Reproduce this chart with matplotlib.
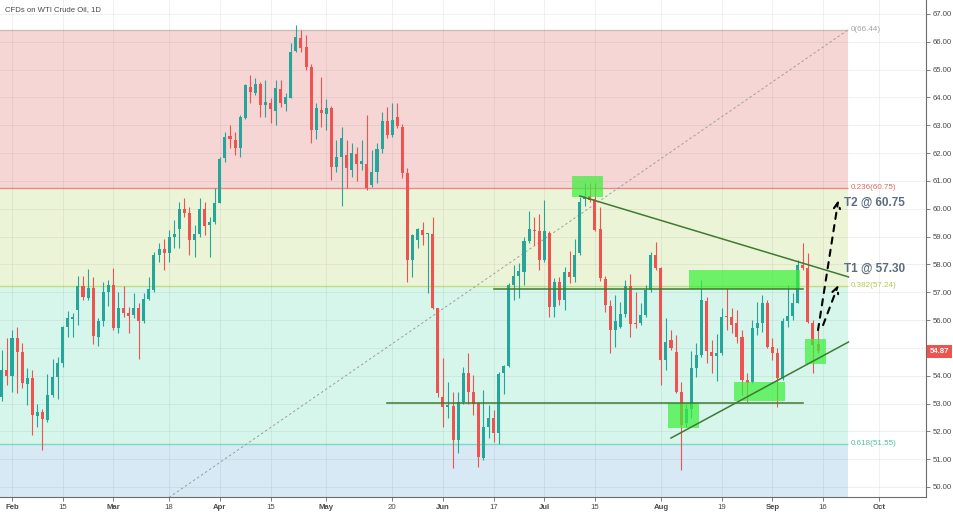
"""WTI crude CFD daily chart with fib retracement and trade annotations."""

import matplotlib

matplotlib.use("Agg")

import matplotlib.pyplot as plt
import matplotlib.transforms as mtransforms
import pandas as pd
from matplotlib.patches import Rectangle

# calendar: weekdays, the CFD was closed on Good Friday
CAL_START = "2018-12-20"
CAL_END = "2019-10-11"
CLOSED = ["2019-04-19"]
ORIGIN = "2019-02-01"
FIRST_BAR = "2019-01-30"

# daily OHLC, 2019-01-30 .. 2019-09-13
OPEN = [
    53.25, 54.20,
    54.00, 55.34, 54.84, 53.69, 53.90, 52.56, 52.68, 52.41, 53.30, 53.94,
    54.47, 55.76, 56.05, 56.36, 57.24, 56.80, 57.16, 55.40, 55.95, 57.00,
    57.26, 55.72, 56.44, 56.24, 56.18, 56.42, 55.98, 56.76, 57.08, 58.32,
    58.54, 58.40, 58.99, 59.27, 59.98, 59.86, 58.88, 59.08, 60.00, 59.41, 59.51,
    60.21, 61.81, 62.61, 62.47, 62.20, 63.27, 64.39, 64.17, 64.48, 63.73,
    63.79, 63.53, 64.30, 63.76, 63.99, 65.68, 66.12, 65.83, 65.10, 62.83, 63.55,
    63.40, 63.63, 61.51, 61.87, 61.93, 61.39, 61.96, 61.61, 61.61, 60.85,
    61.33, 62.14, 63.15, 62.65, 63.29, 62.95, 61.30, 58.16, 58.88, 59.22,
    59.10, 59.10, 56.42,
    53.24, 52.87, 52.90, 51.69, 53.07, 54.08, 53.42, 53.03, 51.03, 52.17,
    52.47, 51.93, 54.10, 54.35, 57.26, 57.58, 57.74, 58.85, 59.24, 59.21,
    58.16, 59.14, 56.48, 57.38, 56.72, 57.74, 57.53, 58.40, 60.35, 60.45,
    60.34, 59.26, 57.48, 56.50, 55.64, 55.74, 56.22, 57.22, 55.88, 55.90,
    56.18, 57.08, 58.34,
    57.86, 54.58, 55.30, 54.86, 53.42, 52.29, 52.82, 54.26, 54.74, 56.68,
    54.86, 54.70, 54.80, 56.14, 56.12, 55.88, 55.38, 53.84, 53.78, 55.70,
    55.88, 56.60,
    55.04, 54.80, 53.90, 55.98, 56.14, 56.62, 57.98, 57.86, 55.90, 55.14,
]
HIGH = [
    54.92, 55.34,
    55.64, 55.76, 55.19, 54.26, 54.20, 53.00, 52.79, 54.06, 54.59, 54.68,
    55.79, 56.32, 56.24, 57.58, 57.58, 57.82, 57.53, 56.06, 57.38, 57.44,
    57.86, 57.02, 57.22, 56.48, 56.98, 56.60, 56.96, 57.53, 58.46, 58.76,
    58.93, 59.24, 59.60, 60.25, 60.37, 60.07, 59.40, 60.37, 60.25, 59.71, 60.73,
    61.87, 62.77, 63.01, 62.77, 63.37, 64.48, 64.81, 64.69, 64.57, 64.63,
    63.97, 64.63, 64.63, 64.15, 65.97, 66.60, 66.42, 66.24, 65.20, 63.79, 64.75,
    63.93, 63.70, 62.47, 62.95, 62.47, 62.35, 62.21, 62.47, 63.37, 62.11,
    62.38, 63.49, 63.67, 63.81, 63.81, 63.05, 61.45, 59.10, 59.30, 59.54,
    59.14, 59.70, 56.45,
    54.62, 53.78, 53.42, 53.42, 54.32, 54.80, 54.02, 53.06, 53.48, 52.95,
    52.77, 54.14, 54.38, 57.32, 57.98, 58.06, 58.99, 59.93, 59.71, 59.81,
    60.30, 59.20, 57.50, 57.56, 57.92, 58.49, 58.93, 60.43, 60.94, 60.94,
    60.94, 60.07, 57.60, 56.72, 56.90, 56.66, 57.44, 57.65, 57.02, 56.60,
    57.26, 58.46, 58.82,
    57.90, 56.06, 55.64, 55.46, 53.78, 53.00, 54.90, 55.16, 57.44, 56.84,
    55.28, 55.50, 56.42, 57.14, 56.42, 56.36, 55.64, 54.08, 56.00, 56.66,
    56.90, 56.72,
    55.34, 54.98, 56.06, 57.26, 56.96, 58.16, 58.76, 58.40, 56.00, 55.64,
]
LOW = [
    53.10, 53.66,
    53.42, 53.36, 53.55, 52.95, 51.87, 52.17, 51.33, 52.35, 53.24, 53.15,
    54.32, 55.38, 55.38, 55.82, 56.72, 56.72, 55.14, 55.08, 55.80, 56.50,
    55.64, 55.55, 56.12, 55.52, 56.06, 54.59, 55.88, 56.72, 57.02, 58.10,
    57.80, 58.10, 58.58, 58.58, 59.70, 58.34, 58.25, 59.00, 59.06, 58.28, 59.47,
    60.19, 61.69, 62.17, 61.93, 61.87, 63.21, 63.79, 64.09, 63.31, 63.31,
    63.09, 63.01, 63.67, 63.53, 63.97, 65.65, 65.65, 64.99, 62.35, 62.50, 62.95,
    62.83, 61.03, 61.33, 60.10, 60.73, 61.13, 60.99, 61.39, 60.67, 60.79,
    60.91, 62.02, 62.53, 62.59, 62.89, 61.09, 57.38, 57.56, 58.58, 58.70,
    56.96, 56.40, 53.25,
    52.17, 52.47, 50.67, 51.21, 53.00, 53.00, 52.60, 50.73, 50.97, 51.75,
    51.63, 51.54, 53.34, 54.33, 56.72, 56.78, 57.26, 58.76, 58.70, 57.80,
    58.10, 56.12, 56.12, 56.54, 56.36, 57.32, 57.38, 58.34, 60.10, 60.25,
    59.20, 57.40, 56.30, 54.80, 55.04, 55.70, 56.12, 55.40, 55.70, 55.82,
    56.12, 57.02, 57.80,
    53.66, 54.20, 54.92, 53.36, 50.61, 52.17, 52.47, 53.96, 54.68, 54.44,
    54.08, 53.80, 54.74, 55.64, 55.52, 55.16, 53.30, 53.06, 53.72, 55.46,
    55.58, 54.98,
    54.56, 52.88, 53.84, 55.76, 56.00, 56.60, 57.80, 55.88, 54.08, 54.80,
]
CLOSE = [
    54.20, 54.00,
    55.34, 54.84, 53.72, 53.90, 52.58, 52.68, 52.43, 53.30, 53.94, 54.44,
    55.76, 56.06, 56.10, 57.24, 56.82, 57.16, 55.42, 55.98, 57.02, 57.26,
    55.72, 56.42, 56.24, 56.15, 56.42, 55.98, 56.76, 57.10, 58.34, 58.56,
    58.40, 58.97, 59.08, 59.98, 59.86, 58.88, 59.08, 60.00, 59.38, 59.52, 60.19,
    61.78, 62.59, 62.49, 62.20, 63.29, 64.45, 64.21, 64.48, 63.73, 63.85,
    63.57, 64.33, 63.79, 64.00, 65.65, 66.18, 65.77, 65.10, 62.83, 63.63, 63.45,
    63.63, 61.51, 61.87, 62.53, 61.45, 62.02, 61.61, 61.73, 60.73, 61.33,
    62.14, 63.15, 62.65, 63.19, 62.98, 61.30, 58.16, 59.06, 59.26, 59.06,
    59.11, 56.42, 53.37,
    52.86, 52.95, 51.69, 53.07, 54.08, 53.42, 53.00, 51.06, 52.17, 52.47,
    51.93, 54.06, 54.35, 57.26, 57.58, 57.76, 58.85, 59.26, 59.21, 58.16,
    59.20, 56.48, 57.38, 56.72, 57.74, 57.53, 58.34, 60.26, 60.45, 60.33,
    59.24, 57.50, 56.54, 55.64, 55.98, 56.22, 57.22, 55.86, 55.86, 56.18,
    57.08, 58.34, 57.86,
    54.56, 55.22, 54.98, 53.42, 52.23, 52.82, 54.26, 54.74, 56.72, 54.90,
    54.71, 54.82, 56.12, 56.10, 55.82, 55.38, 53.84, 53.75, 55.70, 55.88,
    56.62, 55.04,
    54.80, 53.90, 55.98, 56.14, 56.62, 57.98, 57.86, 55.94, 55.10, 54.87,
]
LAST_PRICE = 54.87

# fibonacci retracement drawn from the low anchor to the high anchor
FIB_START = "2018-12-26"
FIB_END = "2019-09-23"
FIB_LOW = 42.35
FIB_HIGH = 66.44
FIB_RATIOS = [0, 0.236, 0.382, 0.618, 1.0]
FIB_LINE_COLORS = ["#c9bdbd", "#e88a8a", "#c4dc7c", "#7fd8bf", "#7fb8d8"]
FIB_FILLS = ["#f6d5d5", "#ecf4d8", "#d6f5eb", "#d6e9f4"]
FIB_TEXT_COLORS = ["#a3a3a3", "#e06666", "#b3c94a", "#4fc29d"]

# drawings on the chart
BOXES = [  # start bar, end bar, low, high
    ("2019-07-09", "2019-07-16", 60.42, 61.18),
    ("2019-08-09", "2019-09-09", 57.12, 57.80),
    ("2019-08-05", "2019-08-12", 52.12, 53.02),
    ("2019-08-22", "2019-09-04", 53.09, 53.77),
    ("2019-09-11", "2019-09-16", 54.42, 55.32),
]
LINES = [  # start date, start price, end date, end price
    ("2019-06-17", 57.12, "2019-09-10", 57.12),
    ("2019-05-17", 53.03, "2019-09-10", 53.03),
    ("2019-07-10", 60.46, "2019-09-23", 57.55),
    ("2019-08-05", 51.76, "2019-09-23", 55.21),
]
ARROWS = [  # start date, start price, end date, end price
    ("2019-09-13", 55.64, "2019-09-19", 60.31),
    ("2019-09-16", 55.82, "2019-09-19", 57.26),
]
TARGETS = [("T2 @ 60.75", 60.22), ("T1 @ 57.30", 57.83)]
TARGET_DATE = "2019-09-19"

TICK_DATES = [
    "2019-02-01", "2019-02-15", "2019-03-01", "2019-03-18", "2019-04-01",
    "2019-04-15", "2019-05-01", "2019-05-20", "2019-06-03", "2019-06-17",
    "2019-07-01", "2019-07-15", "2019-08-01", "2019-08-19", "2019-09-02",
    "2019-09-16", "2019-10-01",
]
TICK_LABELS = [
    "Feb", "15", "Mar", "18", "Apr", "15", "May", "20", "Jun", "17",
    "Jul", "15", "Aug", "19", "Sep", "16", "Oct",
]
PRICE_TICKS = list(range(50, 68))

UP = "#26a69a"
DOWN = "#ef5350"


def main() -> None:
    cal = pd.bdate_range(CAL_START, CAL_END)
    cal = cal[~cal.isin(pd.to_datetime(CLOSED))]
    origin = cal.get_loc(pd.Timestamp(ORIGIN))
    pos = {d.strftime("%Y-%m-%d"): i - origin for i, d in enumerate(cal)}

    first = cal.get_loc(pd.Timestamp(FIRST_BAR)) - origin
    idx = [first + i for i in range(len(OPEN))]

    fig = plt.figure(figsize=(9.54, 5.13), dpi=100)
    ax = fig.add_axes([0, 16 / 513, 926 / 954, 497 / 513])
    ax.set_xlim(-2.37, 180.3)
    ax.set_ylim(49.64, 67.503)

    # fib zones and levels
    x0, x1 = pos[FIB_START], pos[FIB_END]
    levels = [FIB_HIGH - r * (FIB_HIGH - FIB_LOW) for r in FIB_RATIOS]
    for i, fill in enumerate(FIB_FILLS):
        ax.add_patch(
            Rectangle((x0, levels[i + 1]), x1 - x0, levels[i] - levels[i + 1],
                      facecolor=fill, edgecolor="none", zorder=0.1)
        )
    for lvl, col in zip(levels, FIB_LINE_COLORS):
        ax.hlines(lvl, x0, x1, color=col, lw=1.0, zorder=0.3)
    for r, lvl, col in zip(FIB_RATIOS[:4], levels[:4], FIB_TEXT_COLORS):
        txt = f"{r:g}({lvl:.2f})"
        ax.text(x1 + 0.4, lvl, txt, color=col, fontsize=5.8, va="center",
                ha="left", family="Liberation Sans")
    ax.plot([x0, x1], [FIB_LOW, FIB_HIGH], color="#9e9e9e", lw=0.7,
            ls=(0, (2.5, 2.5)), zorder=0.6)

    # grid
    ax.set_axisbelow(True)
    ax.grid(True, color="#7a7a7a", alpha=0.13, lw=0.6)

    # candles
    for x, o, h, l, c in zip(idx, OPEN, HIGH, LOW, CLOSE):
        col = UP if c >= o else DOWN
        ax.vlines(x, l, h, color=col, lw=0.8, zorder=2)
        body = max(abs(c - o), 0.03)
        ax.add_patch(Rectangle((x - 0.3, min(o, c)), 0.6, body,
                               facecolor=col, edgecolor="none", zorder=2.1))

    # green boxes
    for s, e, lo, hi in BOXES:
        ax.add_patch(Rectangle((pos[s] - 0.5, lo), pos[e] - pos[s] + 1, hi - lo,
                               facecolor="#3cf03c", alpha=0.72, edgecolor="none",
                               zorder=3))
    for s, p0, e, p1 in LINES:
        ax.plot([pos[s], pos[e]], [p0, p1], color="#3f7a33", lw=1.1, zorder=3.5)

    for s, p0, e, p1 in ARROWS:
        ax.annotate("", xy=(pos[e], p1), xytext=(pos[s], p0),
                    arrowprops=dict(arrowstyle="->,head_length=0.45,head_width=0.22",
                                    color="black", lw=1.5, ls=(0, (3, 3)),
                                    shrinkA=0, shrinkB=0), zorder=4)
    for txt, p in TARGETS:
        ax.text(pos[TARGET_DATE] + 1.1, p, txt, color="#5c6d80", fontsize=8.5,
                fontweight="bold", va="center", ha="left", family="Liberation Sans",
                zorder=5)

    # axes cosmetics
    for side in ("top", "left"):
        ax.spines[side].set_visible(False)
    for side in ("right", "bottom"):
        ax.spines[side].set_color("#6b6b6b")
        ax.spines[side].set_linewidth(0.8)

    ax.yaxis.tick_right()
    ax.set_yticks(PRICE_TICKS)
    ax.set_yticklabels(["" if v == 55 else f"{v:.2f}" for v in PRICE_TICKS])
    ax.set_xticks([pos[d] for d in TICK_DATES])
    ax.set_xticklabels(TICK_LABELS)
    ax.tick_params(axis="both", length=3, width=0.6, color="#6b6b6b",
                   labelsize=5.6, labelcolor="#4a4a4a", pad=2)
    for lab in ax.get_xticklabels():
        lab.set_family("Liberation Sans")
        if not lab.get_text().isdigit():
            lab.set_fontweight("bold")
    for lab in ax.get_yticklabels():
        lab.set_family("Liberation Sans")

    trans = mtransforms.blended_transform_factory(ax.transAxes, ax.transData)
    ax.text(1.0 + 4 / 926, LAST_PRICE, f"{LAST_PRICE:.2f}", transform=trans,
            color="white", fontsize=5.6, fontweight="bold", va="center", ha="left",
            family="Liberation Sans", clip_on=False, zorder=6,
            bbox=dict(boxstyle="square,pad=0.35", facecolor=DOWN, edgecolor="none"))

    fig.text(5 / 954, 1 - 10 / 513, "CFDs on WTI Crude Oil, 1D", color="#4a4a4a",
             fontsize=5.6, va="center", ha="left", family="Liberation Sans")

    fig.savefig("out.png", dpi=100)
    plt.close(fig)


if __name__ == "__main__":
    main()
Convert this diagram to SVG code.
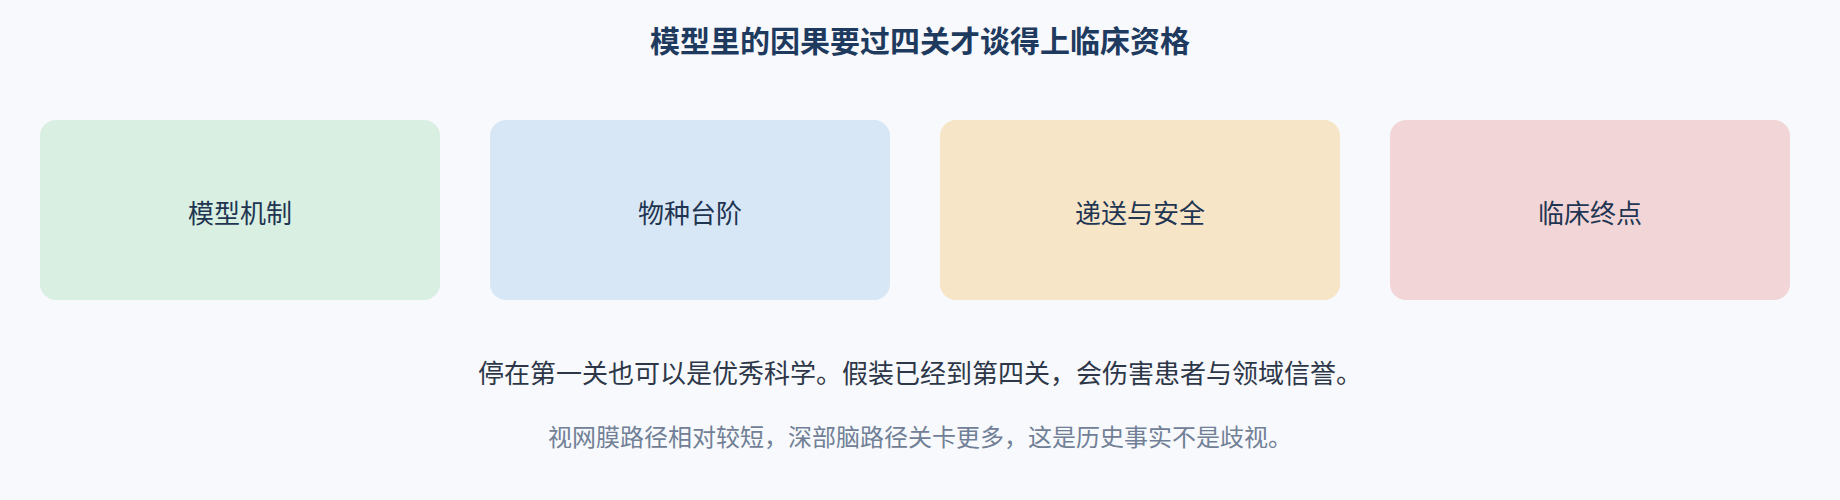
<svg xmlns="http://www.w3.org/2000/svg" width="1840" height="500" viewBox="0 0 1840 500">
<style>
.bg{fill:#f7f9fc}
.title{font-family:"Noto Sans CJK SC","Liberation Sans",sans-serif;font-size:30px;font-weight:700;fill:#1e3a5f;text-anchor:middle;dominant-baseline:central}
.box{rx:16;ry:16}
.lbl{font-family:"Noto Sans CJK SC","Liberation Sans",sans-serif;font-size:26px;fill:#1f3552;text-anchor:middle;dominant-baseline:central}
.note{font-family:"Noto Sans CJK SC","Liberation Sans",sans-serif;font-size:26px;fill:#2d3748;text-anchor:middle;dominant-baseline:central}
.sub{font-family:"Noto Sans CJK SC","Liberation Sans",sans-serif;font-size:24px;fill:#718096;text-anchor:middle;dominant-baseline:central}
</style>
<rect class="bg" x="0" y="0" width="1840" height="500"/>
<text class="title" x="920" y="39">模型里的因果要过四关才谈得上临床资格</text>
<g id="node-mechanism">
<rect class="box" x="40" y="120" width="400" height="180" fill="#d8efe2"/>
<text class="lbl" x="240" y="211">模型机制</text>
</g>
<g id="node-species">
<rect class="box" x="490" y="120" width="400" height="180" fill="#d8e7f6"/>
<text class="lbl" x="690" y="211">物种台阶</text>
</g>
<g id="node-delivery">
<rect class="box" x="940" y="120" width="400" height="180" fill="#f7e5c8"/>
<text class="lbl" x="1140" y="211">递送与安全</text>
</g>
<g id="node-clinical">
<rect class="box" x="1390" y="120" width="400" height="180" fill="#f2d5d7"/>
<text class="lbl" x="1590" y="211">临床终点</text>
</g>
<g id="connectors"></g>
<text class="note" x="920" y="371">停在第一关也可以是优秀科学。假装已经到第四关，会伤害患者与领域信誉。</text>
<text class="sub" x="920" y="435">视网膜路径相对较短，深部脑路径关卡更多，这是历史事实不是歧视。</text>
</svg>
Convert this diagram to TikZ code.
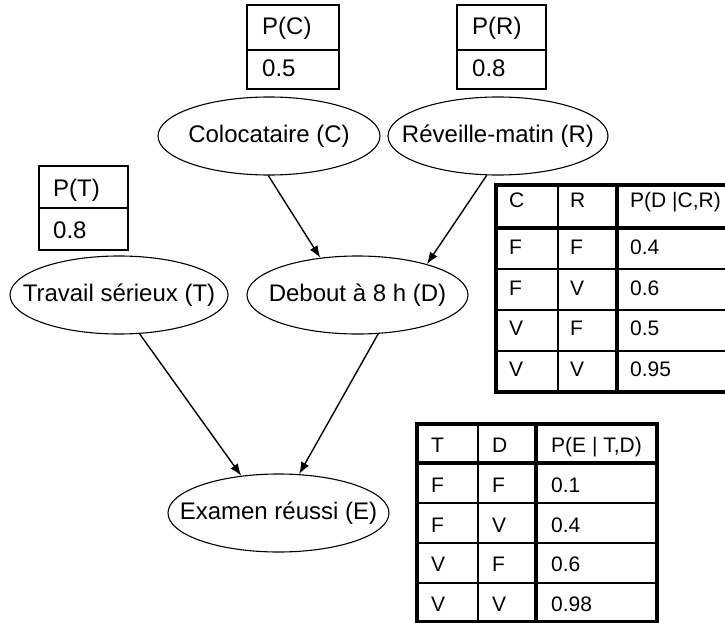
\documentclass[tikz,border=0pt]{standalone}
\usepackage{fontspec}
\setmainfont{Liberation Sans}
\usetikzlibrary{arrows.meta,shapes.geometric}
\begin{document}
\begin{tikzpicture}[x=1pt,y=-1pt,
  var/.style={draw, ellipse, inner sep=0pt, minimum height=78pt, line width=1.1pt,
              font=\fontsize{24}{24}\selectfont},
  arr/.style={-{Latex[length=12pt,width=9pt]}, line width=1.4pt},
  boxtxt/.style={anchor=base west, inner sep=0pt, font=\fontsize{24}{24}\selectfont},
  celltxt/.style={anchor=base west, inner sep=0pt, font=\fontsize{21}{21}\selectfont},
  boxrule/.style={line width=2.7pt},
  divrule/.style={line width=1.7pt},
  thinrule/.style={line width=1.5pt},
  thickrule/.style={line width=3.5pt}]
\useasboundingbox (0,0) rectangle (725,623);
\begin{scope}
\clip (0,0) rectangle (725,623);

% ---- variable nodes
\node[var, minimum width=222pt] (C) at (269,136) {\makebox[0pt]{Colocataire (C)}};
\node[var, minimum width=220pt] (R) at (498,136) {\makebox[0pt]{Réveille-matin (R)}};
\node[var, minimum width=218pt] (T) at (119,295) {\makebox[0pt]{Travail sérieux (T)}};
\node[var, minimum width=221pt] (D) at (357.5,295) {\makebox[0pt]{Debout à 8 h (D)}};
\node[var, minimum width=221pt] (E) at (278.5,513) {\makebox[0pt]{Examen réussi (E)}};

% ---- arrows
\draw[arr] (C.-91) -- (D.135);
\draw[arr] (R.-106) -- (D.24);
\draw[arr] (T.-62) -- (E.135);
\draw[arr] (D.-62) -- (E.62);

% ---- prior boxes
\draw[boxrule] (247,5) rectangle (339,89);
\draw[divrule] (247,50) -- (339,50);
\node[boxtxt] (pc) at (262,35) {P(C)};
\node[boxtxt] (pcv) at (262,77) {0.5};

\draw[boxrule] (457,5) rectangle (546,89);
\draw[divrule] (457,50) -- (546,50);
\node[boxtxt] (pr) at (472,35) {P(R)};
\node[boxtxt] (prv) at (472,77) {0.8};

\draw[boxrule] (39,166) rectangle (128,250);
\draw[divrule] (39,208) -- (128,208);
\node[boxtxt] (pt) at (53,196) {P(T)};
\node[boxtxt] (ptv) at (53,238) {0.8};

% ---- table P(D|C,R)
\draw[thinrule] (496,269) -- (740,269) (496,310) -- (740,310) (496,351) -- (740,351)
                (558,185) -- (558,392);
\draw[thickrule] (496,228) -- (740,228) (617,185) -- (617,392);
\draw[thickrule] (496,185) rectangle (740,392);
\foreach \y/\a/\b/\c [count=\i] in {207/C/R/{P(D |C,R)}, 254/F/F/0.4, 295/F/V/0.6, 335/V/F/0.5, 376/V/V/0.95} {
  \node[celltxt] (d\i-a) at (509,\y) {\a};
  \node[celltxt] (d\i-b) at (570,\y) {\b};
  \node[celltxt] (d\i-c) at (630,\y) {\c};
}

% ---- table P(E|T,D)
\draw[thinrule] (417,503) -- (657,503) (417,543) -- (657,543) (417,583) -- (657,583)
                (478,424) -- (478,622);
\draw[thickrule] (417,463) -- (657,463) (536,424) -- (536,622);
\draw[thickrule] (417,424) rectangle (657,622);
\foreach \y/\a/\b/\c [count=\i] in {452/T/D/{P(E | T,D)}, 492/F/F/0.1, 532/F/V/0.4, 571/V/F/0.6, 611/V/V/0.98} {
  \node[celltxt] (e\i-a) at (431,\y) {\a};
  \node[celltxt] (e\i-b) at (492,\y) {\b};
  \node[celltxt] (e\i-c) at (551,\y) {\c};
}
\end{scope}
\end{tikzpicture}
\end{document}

================

## Written problem:
Using the entries above, write out exactly the lines from the one with "Convert this diagram to TikZ code." through the one with "minimum width=221pt] (E)", ends included. Leave out any pictures.

## Final answer:
Convert this diagram to TikZ code.
\documentclass[tikz,border=0pt]{standalone}
\usepackage{fontspec}
\setmainfont{Liberation Sans}
\usetikzlibrary{arrows.meta,shapes.geometric}
\begin{document}
\begin{tikzpicture}[x=1pt,y=-1pt,
  var/.style={draw, ellipse, inner sep=0pt, minimum height=78pt, line width=1.1pt,
              font=\fontsize{24}{24}\selectfont},
  arr/.style={-{Latex[length=12pt,width=9pt]}, line width=1.4pt},
  boxtxt/.style={anchor=base west, inner sep=0pt, font=\fontsize{24}{24}\selectfont},
  celltxt/.style={anchor=base west, inner sep=0pt, font=\fontsize{21}{21}\selectfont},
  boxrule/.style={line width=2.7pt},
  divrule/.style={line width=1.7pt},
  thinrule/.style={line width=1.5pt},
  thickrule/.style={line width=3.5pt}]
\useasboundingbox (0,0) rectangle (725,623);
\begin{scope}
\clip (0,0) rectangle (725,623);

% ---- variable nodes
\node[var, minimum width=222pt] (C) at (269,136) {\makebox[0pt]{Colocataire (C)}};
\node[var, minimum width=220pt] (R) at (498,136) {\makebox[0pt]{Réveille-matin (R)}};
\node[var, minimum width=218pt] (T) at (119,295) {\makebox[0pt]{Travail sérieux (T)}};
\node[var, minimum width=221pt] (D) at (357.5,295) {\makebox[0pt]{Debout à 8 h (D)}};
\node[var, minimum width=221pt] (E) at (278.5,513) {\makebox[0pt]{Examen réussi (E)}};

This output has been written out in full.